> **Task**
Images should be left out, and everything else in the listing reproduced exactly.

> **Given information**
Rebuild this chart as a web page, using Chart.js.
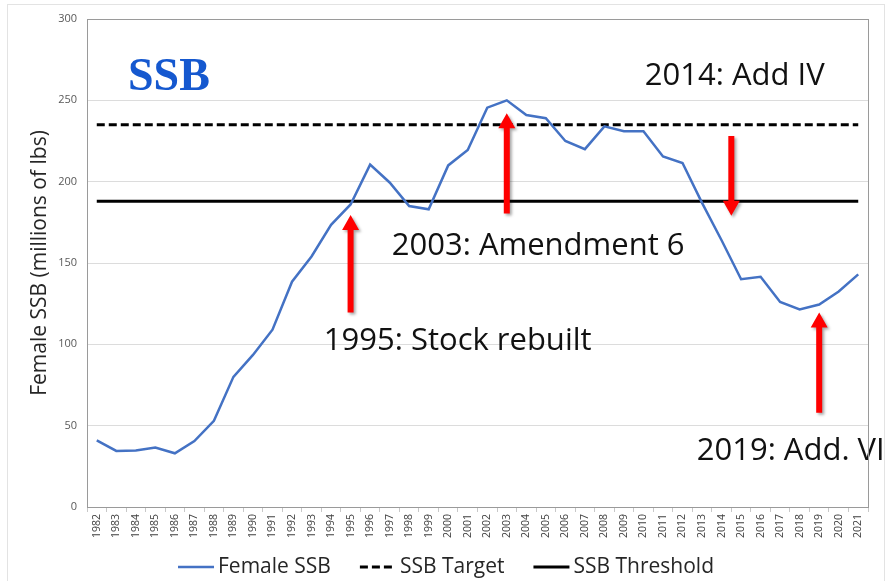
<!DOCTYPE html>
<html>
<head>
<meta charset="utf-8">
<title>Female SSB</title>
<script src="https://cdn.jsdelivr.net/npm/chart.js@4.4.1/dist/chart.umd.min.js"></script>
<style>
  html, body { margin: 0; padding: 0; background: #fff; }
  #wrap { position: relative; width: 892px; height: 581px; }
  #frame { position: absolute; left: 7px; top: 4px; width: 876px; height: 600px; border: 1px solid #e3e3e3; }
  canvas { position: absolute; left: 0; top: 0; }
</style>
</head>
<body>
<div id="wrap">
  <div id="frame"></div>
  <canvas id="ssbChart" width="892" height="581"></canvas>
</div>
<script>
// Years on the x axis
const years = ['1982', '1983', '1984', '1985', '1986', '1987', '1988', '1989', '1990', '1991',
  '1992', '1993', '1994', '1995', '1996', '1997', '1998', '1999', '2000', '2001',
  '2002', '2003', '2004', '2005', '2006', '2007', '2008', '2009', '2010', '2011',
  '2012', '2013', '2014', '2015', '2016', '2017', '2018', '2019', '2020', '2021'];

// Female SSB, millions of lbs
const femaleSSB = [41, 34.5, 34.7, 36.5, 33, 40.5, 53, 80, 93.5, 109,
  138.5, 154, 173.5, 186, 210.5, 199.5, 185, 183, 210, 219.5,
  245.5, 250, 241, 239, 225, 220, 234, 231, 231, 215.5,
  211.5, 187, 164, 140, 141.5, 126, 121.5, 124.5, 132.5, 143];

// Reference levels
const ssbTarget = 235;
const ssbThreshold = 188;

// y axis ticks
const yMin = 0;
const yMax = 300;
const yStep = 50;

// Red arrows: year position, start value, tip value
const arrowYears = [1995, 2003, 2014.5, 2019];
const arrowFrom = [119.5, 180.5, 228, 58];
const arrowTo = [179.5, 242, 179, 119.5];

// Text notes: text, year position (left edge), value (baseline)
const noteTexts = ['2014: Add IV', '2003: Amendment 6', '1995: Stock rebuilt', '2019: Add. VI'];
const noteYears = [2010.07, 1997.11, 1993.63, 2012.73];
const noteValues = [259.4, 154.9, 96.5, 28.9];

// Big blue heading inside the plot
const headingText = 'SSB';
const headingYear = 1983.6;
const headingValue = 256.3;

const firstYear = Number(years[0]);

// Gray border round the plot area
const plotBorder = {
  id: 'plotBorder',
  afterDraw(chart) {
    const { ctx, chartArea } = chart;
    ctx.save();
    ctx.strokeStyle = '#9a9a9a';
    ctx.lineWidth = 1;
    ctx.strokeRect(chartArea.left + 0.5, chartArea.top + 0.5, chartArea.right - chartArea.left, chartArea.bottom - chartArea.top);
    ctx.restore();
  }
};

// Arrows and text notes
const notes = {
  id: 'notes',
  afterDatasetsDraw(chart) {
    const { ctx } = chart;
    const xs = chart.scales.x;
    const ys = chart.scales.y;

    // arrows
    arrowYears.forEach((yr, i) => {
      const x = xs.getPixelForValue(yr - firstYear);
      const y0 = ys.getPixelForValue(arrowFrom[i]);
      const y1 = ys.getPixelForValue(arrowTo[i]);
      const dir = y1 < y0 ? -1 : 1;
      const head = 15;
      const halfHead = 8.5;
      const halfShaft = 3;
      const yh = y1 - dir * head;
      ctx.save();
      ctx.shadowColor = 'rgba(0,0,0,0.35)';
      ctx.shadowBlur = 3;
      ctx.shadowOffsetX = 2;
      ctx.shadowOffsetY = 2;
      ctx.fillStyle = '#ff0000';
      ctx.beginPath();
      ctx.moveTo(x - halfShaft, y0);
      ctx.lineTo(x - halfShaft, yh);
      ctx.lineTo(x - halfHead, yh);
      ctx.lineTo(x, y1);
      ctx.lineTo(x + halfHead, yh);
      ctx.lineTo(x + halfShaft, yh);
      ctx.lineTo(x + halfShaft, y0);
      ctx.closePath();
      ctx.fill();
      ctx.restore();
    });

    // notes
    ctx.save();
    ctx.fillStyle = '#111111';
    ctx.font = '31px "Open Sans"';
    ctx.textAlign = 'left';
    ctx.textBaseline = 'alphabetic';
    noteTexts.forEach((t, i) => {
      ctx.fillText(t, xs.getPixelForValue(noteYears[i] - firstYear), ys.getPixelForValue(noteValues[i]));
    });
    ctx.fillStyle = '#1558cf';
    ctx.font = 'bold 46px "Liberation Serif"';
    ctx.fillText(headingText, xs.getPixelForValue(headingYear - firstYear), ys.getPixelForValue(headingValue));
    ctx.restore();
  }
};

// Legend drawn from the datasets, centred under the chart
const lineLegend = {
  id: 'lineLegend',
  afterDraw(chart) {
    const { ctx } = chart;
    const sets = chart.data.datasets;
    const lineW = 36, gap = 4, spacing = 29;
    const y = 567;
    ctx.save();
    ctx.font = '21px "Open Sans"';
    ctx.textBaseline = 'middle';
    ctx.textAlign = 'left';
    const widths = sets.map(ds => lineW + gap + ctx.measureText(ds.label).width);
    const total = widths.reduce((a, b) => a + b, 0) + spacing * (sets.length - 1);
    let x = (chart.width - total) / 2;
    sets.forEach((ds, i) => {
      ctx.strokeStyle = ds.borderColor;
      ctx.lineWidth = ds.borderWidth;
      ctx.setLineDash(ds.borderDash || []);
      ctx.beginPath();
      ctx.moveTo(x, y);
      ctx.lineTo(x + lineW, y);
      ctx.stroke();
      ctx.setLineDash([]);
      ctx.fillStyle = '#262626';
      ctx.fillText(ds.label, x + lineW + gap, y);
      x += widths[i] + spacing;
    });
    ctx.restore();
  }
};

const ctx = document.getElementById('ssbChart').getContext('2d');

new Chart(ctx, {
  type: 'line',
  data: {
    labels: years,
    datasets: [
      {
        label: 'Female SSB',
        data: femaleSSB,
        borderColor: '#4472c4',
        backgroundColor: '#4472c4',
        borderWidth: 2.5,
        pointRadius: 0,
        tension: 0
      },
      {
        label: 'SSB Target',
        data: years.map(() => ssbTarget),
        borderColor: '#000000',
        backgroundColor: '#000000',
        borderWidth: 3,
        borderDash: [8, 4],
        pointRadius: 0
      },
      {
        label: 'SSB Threshold',
        data: years.map(() => ssbThreshold),
        borderColor: '#000000',
        backgroundColor: '#000000',
        borderWidth: 3,
        pointRadius: 0
      }
    ]
  },
  options: {
    responsive: false,
    animation: false,
    layout: { padding: { left: 0, right: 24, top: 19, bottom: 28 } },
    scales: {
      x: {
        offset: true,
        grid: { offset: true, drawOnChartArea: false, drawTicks: true, tickLength: 5, color: '#c8c8c8' },
        border: { color: '#9a9a9a' },
        ticks: {
          autoSkip: false, minRotation: 90, maxRotation: 90, padding: 2,
          color: '#404040', font: { family: 'Open Sans', size: 10.5 }
        },
        afterFit(scale) { scale.height = 46; }
      },
      y: {
        min: yMin,
        max: yMax,
        grid: { color: '#dcdcdc', drawTicks: false },
        border: { color: '#9a9a9a' },
        ticks: {
          stepSize: yStep, padding: 10,
          color: '#595959', font: { family: 'Open Sans', size: 11 }
        },
        title: {
          display: true,
          text: 'Female SSB (millions of lbs)',
          color: '#262626',
          font: { family: 'Open Sans', size: 21 },
          padding: { top: 27, bottom: 0 }
        },
        afterFit(scale) { scale.width = 87; }
      }
    },
    plugins: {
      legend: { display: false },
      tooltip: { enabled: false }
    }
  },
  plugins: [plotBorder, notes, lineLegend]
});
</script>
</body>
</html>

> **Exercise solution**
Rebuild this chart as a web page, using Chart.js.
<!DOCTYPE html>
<html>
<head>
<meta charset="utf-8">
<title>Female SSB</title>
<script src="https://cdn.jsdelivr.net/npm/chart.js@4.4.1/dist/chart.umd.min.js"></script>
<style>
  html, body { margin: 0; padding: 0; background: #fff; }
  #wrap { position: relative; width: 892px; height: 581px; }
  #frame { position: absolute; left: 7px; top: 4px; width: 876px; height: 600px; border: 1px solid #e3e3e3; }
  canvas { position: absolute; left: 0; top: 0; }
</style>
</head>
<body>
<div id="wrap">
  <div id="frame"></div>
  <canvas id="ssbChart" width="892" height="581"></canvas>
</div>
<script>
// Years on the x axis
const years = ['1982', '1983', '1984', '1985', '1986', '1987', '1988', '1989', '1990', '1991',
  '1992', '1993', '1994', '1995', '1996', '1997', '1998', '1999', '2000', '2001',
  '2002', '2003', '2004', '2005', '2006', '2007', '2008', '2009', '2010', '2011',
  '2012', '2013', '2014', '2015', '2016', '2017', '2018', '2019', '2020', '2021'];

// Female SSB, millions of lbs
const femaleSSB = [41, 34.5, 34.7, 36.5, 33, 40.5, 53, 80, 93.5, 109,
  138.5, 154, 173.5, 186, 210.5, 199.5, 185, 183, 210, 219.5,
  245.5, 250, 241, 239, 225, 220, 234, 231, 231, 215.5,
  211.5, 187, 164, 140, 141.5, 126, 121.5, 124.5, 132.5, 143];

// Reference levels
const ssbTarget = 235;
const ssbThreshold = 188;

// y axis ticks
const yMin = 0;
const yMax = 300;
const yStep = 50;

// Red arrows: year position, start value, tip value
const arrowYears = [1995, 2003, 2014.5, 2019];
const arrowFrom = [119.5, 180.5, 228, 58];
const arrowTo = [179.5, 242, 179, 119.5];

// Text notes: text, year position (left edge), value (baseline)
const noteTexts = ['2014: Add IV', '2003: Amendment 6', '1995: Stock rebuilt', '2019: Add. VI'];
const noteYears = [2010.07, 1997.11, 1993.63, 2012.73];
const noteValues = [259.4, 154.9, 96.5, 28.9];

// Big blue heading inside the plot
const headingText = 'SSB';
const headingYear = 1983.6;
const headingValue = 256.3;

const firstYear = Number(years[0]);

// Gray border round the plot area
const plotBorder = {
  id: 'plotBorder',
  afterDraw(chart) {
    const { ctx, chartArea } = chart;
    ctx.save();
    ctx.strokeStyle = '#9a9a9a';
    ctx.lineWidth = 1;
    ctx.strokeRect(chartArea.left + 0.5, chartArea.top + 0.5, chartArea.right - chartArea.left, chartArea.bottom - chartArea.top);
    ctx.restore();
  }
};

// Arrows and text notes
const notes = {
  id: 'notes',
  afterDatasetsDraw(chart) {
    const { ctx } = chart;
    const xs = chart.scales.x;
    const ys = chart.scales.y;

    // arrows
    arrowYears.forEach((yr, i) => {
      const x = xs.getPixelForValue(yr - firstYear);
      const y0 = ys.getPixelForValue(arrowFrom[i]);
      const y1 = ys.getPixelForValue(arrowTo[i]);
      const dir = y1 < y0 ? -1 : 1;
      const head = 15;
      const halfHead = 8.5;
      const halfShaft = 3;
      const yh = y1 - dir * head;
      ctx.save();
      ctx.shadowColor = 'rgba(0,0,0,0.35)';
      ctx.shadowBlur = 3;
      ctx.shadowOffsetX = 2;
      ctx.shadowOffsetY = 2;
      ctx.fillStyle = '#ff0000';
      ctx.beginPath();
      ctx.moveTo(x - halfShaft, y0);
      ctx.lineTo(x - halfShaft, yh);
      ctx.lineTo(x - halfHead, yh);
      ctx.lineTo(x, y1);
      ctx.lineTo(x + halfHead, yh);
      ctx.lineTo(x + halfShaft, yh);
      ctx.lineTo(x + halfShaft, y0);
      ctx.closePath();
      ctx.fill();
      ctx.restore();
    });

    // notes
    ctx.save();
    ctx.fillStyle = '#111111';
    ctx.font = '31px "Open Sans"';
    ctx.textAlign = 'left';
    ctx.textBaseline = 'alphabetic';
    noteTexts.forEach((t, i) => {
      ctx.fillText(t, xs.getPixelForValue(noteYears[i] - firstYear), ys.getPixelForValue(noteValues[i]));
    });
    ctx.fillStyle = '#1558cf';
    ctx.font = 'bold 46px "Liberation Serif"';
    ctx.fillText(headingText, xs.getPixelForValue(headingYear - firstYear), ys.getPixelForValue(headingValue));
    ctx.restore();
  }
};

// Legend drawn from the datasets, centred under the chart
const lineLegend = {
  id: 'lineLegend',
  afterDraw(chart) {
    const { ctx } = chart;
    const sets = chart.data.datasets;
    const lineW = 36, gap = 4, spacing = 29;
    const y = 567;
    ctx.save();
    ctx.font = '21px "Open Sans"';
    ctx.textBaseline = 'middle';
    ctx.textAlign = 'left';
    const widths = sets.map(ds => lineW + gap + ctx.measureText(ds.label).width);
    const total = widths.reduce((a, b) => a + b, 0) + spacing * (sets.length - 1);
    let x = (chart.width - total) / 2;
    sets.forEach((ds, i) => {
      ctx.strokeStyle = ds.borderColor;
      ctx.lineWidth = ds.borderWidth;
      ctx.setLineDash(ds.borderDash || []);
      ctx.beginPath();
      ctx.moveTo(x, y);
      ctx.lineTo(x + lineW, y);
      ctx.stroke();
      ctx.setLineDash([]);
      ctx.fillStyle = '#262626';
      ctx.fillText(ds.label, x + lineW + gap, y);
      x += widths[i] + spacing;
    });
    ctx.restore();
  }
};

const ctx = document.getElementById('ssbChart').getContext('2d');

new Chart(ctx, {
  type: 'line',
  data: {
    labels: years,
    datasets: [
      {
        label: 'Female SSB',
        data: femaleSSB,
        borderColor: '#4472c4',
        backgroundColor: '#4472c4',
        borderWidth: 2.5,
        pointRadius: 0,
        tension: 0
      },
      {
        label: 'SSB Target',
        data: years.map(() => ssbTarget),
        borderColor: '#000000',
        backgroundColor: '#000000',
        borderWidth: 3,
        borderDash: [8, 4],
        pointRadius: 0
      },
      {
        label: 'SSB Threshold',
        data: years.map(() => ssbThreshold),
        borderColor: '#000000',
        backgroundColor: '#000000',
        borderWidth: 3,
        pointRadius: 0
      }
    ]
  },
  options: {
    responsive: false,
    animation: false,
    layout: { padding: { left: 0, right: 24, top: 19, bottom: 28 } },
    scales: {
      x: {
        offset: true,
        grid: { offset: true, drawOnChartArea: false, drawTicks: true, tickLength: 5, color: '#c8c8c8' },
        border: { color: '#9a9a9a' },
        ticks: {
          autoSkip: false, minRotation: 90, maxRotation: 90, padding: 2,
          color: '#404040', font: { family: 'Open Sans', size: 10.5 }
        },
        afterFit(scale) { scale.height = 46; }
      },
      y: {
        min: yMin,
        max: yMax,
        grid: { color: '#dcdcdc', drawTicks: false },
        border: { color: '#9a9a9a' },
        ticks: {
          stepSize: yStep, padding: 10,
          color: '#595959', font: { family: 'Open Sans', size: 11 }
        },
        title: {
          display: true,
          text: 'Female SSB (millions of lbs)',
          color: '#262626',
          font: { family: 'Open Sans', size: 21 },
          padding: { top: 27, bottom: 0 }
        },
        afterFit(scale) { scale.width = 87; }
      }
    },
    plugins: {
      legend: { display: false },
      tooltip: { enabled: false }
    }
  },
  plugins: [plotBorder, notes, lineLegend]
});
</script>
</body>
</html>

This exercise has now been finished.